Michael Miller and Grace McMillin, both who graduated in December with degrees in mass communications, are members of the BHSU PR Club and have been working with the Spearfish Downtown Business Association.
“We are discussing with them the wants and needs for local businesses,” Miller said. “We feel we, the students and the school, have a lot of resources we can draw from to help the businesses.”
Miller said the students at BHSU have a lot of knowledge in social media and can show businesses how to use it to their advantage. “We figure we can help point them in the right direction (in utilizing social media) and in doing that create some opportunities for students,” Miller said noting internship possibilities for BHSU students.
Miller, who interned with Good Earth Natural Food Store, and McMillin, who interned with Bay Leaf Cafe, said both businesses knew of the social media out there; however, did not know how to best incorporate it into their business strategy. Bay Leaf Café has a great Facebook page but did not have a lot of people going to its page, McMillin said.
The partnership between the Spearfish Downtown Business Association and BHSU provides a mutually beneficial relationship, she said. Several businesses have difficulty reaching out to the college audience. “We can use our resources to help them gain a larger customer base,” she said.
Two other BHSU students used their creativity to help supply food for the animals at the Spirit the Hills Wildlife Sanctuary, a haven for unwanted, neglected and abused animals.
Tony Cain, a recent graduate in corporate communications, and Justin Regan, a corporate communications major from Sturgis, created and distributed flyers at locations where hunters frequent including barber shops and wherever ammunition is sold.
The flyers encourage hunters to donate the animals they hunted to the Wildlife Sanctuary. The flyers included a coupon for a free general admission tour for every animal brought in.
Their goal is to help feed theSanctuary animals throughout the winter.
“The animals eat a lot more in the winter and the sanctuary is not making any money because they are closed forthe season,” Regan said.
Cain added that a lot of hunters enjoy hunting for the sport of it but don’t want the meat. This provides a win-win situation for both the hunters and the sanctuary, he said.
Through his group's project, Drakkar Thompson, a mass communications major from Rapid City, hoped to increase awareness of Canyon Hills Center, a psychiatric residential treatment serving boys and girls ages 10 to 17 who have emotional, behavioral and educational challenges.

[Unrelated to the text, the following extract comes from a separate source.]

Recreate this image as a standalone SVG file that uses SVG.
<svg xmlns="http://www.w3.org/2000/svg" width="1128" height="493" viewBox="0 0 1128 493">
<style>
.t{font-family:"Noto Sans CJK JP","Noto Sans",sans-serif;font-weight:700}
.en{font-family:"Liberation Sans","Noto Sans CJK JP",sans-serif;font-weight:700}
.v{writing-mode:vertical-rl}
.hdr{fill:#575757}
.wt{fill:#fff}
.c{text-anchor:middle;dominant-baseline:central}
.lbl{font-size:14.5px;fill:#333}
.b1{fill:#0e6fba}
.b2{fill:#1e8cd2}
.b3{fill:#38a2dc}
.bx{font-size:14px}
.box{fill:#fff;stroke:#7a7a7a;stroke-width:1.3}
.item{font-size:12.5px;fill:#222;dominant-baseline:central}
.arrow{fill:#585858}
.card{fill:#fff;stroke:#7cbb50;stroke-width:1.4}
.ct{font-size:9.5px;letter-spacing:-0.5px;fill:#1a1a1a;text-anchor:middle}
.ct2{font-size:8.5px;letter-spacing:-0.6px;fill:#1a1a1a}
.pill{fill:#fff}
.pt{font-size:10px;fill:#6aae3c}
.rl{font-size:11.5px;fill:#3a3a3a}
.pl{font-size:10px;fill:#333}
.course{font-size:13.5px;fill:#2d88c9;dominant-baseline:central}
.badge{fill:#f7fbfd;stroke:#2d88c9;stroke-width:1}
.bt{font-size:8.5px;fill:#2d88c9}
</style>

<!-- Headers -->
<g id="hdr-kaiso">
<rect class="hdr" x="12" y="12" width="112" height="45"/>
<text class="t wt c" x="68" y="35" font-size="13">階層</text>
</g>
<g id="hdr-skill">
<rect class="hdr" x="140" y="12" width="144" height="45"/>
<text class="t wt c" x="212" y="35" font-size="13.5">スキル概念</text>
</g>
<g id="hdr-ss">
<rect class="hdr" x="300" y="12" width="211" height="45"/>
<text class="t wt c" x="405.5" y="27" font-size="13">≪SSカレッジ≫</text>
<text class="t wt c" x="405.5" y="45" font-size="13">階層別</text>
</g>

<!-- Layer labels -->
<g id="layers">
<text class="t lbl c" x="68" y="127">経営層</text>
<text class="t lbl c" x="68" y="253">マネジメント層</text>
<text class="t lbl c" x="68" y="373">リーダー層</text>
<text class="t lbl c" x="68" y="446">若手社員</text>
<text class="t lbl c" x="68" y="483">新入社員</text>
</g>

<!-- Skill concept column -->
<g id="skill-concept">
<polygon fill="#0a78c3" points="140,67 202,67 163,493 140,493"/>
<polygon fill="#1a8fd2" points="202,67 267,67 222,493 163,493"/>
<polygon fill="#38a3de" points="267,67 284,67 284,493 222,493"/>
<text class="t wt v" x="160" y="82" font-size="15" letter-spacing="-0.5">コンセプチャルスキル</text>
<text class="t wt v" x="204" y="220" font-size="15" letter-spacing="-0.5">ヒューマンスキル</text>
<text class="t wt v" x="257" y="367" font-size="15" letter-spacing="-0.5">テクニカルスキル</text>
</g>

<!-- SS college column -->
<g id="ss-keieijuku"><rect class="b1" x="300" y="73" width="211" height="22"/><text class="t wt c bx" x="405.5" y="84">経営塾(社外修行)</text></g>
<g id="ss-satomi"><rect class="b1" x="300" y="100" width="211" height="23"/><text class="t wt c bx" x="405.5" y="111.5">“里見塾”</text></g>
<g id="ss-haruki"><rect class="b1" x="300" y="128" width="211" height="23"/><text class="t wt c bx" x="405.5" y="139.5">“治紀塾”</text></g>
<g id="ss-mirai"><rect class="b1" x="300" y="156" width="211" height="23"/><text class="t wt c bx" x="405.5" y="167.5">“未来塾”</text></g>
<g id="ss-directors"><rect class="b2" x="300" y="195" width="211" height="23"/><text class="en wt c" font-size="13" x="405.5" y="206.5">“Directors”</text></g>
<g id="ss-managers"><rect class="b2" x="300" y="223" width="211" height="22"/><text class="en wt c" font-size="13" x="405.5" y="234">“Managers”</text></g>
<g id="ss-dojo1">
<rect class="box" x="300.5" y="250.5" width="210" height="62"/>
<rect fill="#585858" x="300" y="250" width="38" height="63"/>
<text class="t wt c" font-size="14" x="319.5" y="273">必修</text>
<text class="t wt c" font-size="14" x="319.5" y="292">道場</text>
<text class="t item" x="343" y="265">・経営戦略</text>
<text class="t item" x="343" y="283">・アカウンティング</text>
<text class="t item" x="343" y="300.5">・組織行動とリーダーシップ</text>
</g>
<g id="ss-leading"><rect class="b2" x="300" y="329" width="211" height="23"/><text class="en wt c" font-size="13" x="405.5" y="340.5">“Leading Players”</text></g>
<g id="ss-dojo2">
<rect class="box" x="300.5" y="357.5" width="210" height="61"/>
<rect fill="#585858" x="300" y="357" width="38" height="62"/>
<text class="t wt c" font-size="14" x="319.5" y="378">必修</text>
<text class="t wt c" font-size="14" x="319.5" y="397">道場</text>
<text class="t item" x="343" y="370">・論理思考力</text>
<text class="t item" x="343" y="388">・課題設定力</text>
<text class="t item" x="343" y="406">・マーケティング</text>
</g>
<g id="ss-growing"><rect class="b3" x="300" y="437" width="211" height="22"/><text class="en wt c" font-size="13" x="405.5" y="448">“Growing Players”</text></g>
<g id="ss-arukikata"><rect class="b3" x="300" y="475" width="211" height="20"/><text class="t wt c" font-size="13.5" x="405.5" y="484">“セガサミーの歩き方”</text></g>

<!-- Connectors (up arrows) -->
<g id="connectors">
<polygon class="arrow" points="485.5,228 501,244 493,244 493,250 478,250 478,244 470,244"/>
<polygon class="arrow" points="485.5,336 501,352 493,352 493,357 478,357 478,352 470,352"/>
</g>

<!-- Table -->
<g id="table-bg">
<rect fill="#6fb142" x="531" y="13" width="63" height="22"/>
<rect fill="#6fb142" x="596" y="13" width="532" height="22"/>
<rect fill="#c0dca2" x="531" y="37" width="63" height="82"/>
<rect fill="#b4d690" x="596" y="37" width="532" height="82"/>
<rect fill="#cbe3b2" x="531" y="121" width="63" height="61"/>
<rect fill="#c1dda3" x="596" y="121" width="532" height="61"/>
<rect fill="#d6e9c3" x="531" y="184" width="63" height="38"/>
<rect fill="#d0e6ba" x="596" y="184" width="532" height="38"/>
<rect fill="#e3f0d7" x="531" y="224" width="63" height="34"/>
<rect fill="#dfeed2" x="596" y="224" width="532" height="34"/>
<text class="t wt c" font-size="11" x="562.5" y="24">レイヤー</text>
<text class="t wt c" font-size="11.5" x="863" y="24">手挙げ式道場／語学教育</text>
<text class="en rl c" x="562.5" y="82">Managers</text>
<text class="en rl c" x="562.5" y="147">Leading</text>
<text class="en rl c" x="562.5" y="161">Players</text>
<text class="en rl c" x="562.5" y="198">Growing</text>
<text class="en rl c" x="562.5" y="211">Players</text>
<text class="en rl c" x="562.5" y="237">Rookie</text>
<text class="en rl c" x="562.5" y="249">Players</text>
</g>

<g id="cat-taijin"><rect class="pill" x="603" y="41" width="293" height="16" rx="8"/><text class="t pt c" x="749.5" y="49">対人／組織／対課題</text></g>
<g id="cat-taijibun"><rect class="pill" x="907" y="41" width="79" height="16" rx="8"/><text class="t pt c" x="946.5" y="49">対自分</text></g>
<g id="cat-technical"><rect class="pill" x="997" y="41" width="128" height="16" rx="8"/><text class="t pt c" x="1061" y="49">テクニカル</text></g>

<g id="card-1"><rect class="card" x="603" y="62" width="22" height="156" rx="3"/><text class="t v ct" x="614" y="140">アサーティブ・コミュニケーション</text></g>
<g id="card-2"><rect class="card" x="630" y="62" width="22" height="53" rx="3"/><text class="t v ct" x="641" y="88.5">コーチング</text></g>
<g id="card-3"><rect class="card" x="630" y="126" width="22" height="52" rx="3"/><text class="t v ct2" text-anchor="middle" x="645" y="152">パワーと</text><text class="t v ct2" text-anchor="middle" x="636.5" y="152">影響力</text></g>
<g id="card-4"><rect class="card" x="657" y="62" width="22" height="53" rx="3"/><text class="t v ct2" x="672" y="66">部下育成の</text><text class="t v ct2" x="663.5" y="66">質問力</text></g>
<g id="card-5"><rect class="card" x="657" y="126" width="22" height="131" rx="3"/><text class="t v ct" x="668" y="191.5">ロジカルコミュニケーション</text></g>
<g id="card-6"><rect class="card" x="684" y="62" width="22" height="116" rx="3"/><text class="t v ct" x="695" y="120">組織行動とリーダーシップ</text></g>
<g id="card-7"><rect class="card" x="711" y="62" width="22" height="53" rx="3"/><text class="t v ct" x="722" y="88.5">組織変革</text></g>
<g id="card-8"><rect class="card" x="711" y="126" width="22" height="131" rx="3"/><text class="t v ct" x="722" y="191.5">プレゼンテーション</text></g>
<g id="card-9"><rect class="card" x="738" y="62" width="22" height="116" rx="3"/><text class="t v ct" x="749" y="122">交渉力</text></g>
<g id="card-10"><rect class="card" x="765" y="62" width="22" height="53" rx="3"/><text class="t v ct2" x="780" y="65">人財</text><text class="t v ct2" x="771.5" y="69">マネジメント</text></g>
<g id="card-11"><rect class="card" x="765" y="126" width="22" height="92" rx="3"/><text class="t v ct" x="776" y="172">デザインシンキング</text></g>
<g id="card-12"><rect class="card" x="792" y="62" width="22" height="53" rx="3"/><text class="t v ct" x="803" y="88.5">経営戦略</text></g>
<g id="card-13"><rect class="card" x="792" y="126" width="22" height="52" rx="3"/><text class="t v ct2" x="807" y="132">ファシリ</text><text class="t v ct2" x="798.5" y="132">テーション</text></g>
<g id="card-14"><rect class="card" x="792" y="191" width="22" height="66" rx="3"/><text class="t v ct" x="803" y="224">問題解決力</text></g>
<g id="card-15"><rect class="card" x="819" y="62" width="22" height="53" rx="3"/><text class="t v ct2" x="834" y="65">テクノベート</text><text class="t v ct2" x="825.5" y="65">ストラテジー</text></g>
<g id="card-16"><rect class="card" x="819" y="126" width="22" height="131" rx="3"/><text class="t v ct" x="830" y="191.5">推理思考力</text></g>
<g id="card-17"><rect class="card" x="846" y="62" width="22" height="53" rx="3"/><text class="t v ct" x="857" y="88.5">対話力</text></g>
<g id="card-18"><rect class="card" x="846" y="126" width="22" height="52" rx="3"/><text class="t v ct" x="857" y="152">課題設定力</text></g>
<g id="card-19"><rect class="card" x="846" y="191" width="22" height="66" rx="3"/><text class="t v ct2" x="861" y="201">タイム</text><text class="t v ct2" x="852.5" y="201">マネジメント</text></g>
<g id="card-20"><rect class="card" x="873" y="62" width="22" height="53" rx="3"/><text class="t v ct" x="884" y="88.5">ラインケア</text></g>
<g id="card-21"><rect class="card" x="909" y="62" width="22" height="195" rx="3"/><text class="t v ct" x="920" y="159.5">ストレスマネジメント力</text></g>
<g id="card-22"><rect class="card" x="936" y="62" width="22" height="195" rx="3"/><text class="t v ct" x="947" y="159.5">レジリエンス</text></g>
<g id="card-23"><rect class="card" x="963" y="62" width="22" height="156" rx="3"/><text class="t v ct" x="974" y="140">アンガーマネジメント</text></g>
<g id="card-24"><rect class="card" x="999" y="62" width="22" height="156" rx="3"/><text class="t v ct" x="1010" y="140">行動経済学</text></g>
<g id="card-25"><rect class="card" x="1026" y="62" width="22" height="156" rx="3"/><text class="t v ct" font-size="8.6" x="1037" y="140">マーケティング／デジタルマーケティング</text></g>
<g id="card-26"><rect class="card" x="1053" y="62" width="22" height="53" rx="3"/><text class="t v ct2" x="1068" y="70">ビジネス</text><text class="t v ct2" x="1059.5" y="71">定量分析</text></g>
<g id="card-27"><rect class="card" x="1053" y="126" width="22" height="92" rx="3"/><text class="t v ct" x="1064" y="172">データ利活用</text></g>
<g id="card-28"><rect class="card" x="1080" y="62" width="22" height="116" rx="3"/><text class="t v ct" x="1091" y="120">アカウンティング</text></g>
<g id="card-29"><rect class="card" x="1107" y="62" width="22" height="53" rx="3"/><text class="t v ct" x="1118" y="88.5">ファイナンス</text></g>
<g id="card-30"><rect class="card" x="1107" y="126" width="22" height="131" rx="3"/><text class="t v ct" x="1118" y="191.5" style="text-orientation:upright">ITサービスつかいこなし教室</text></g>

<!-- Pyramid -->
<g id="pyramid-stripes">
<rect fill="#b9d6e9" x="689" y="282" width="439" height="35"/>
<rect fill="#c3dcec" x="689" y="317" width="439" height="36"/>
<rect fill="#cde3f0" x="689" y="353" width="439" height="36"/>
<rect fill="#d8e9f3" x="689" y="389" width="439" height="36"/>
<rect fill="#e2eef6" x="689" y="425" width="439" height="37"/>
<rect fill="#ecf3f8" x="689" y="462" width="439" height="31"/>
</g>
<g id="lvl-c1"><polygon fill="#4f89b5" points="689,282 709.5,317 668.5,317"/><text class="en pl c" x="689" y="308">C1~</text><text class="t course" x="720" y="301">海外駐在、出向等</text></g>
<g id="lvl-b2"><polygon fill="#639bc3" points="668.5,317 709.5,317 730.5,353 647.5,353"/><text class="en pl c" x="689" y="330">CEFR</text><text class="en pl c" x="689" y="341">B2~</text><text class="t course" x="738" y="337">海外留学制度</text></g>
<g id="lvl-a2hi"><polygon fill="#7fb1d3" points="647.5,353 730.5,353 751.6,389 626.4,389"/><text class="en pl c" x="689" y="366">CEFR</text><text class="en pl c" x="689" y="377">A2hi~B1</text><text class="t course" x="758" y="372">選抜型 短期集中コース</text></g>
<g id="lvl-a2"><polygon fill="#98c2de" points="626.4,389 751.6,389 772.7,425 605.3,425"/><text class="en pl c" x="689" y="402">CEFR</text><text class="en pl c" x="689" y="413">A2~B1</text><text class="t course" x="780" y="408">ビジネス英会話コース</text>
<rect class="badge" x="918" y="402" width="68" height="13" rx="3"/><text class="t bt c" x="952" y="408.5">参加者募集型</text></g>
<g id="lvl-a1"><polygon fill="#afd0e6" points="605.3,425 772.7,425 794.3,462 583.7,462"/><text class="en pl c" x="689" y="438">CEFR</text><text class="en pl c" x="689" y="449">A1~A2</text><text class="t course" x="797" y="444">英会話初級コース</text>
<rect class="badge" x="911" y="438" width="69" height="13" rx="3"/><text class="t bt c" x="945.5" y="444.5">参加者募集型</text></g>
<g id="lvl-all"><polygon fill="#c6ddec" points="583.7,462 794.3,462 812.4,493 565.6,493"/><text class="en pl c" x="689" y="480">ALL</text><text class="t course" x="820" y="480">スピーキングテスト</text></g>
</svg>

Thompson, who once worked at the Spearfish treatment center, said the majority of people don’t know about the center, and if they do they don’t know the benefits the center provides struggling youth.
“Our big goal was to raise awareness to them and what they are doing in Spearfish,” Thompson said. “They do a great job at the center, helping youth with their problems and helping them become functioning citizens of the community.”
To help raise awareness, Thompson, who has a campus radio show, brought a representative on to discuss Canyon Hills, what they do at the center, and how the community can help with donations. Thompson also set up a tour of the facility for his group.
Thompson, who graduates this spring, said he plans to keep in touch with his former colleagues at Canyon Hills Center to see if the students’ efforts worked at raising awareness of the treatment center.
Throughout the semester, several students also created social media tutorials for the SD CEO. The tutorials, which cover the main social networking sites including Facebook, YouTube, and Pinterest, will be used as a guideline for businesses.
“We went through and showed how to use the sites, the benefits of the mediums and how businesses can use it to their advantage,” said Jenna Carda, a corporate communication and mass communication major from Miles City, Mont.
In all the projects, students said they developed great relationships with the organizations and businesses they worked with - demonstrating the fundamental goal of public relations in establishing mutually beneficial relationships.